Claim in OEIS will give non-trivial results about Legendre's and Brocard's conjecture. The claim is very likely to be true, but I am not sure it is currently provable.

Brocard's conjecture states that $\pi({p_{n + 1}}^2) - \pi({p_n}^2) > 3$ for all $n > 1$.

Legendre's conjecture states that there is always prime between $n^2$ and $(n+1)^2$.

Relation between some OEIS sequences:

A108309 Consider the triangle of odd numbers where the n-th row has the next n odd numbers. The sequence is the number of primes in the n-th row. Except for the initial term, a(n)>=2 because in the interval 2n-1 of odd numbers there are always at least two primes. For n>2, this is the same as the number of primes between n^2-n and n^2+n, which is the sum of A089610 and A094189. - T. D. Noe, Sep 16 2008

Question: Is it true that $A108309(n) \ge 2$ except for the initial term?

The prime gap can be as large as $C \log{x}$ infinitely often and the claim doesn't appear to address this at all.
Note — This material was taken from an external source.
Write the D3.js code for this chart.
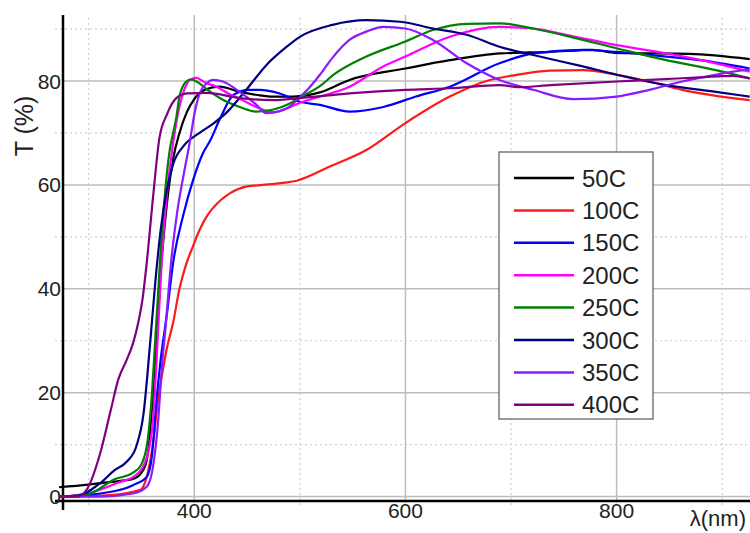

Number of primes between n^2 and (n+1/2)^2. Same as the number of primes between n^2 and n^2+n. Oppermann conjectured in 1882 that a(n)>0. - T. D. Noe, Sep 16 2008

Number of primes between n^2-n and n^2 (inclusive)

So these comments imply there are at least two primes between $n^2-n$ and $n^2+n$. The size of this interval $2n+1$ is essentially the same as the interval in Legendre's conjecture, but the starting point is not square.

Since $n^2-n > (n-1)^2$ and $n^2+n < (n+1)^2$, there are at least two primes between $(n-1)^2$ and $(n+1)^2$, which is closely related to both conjectures.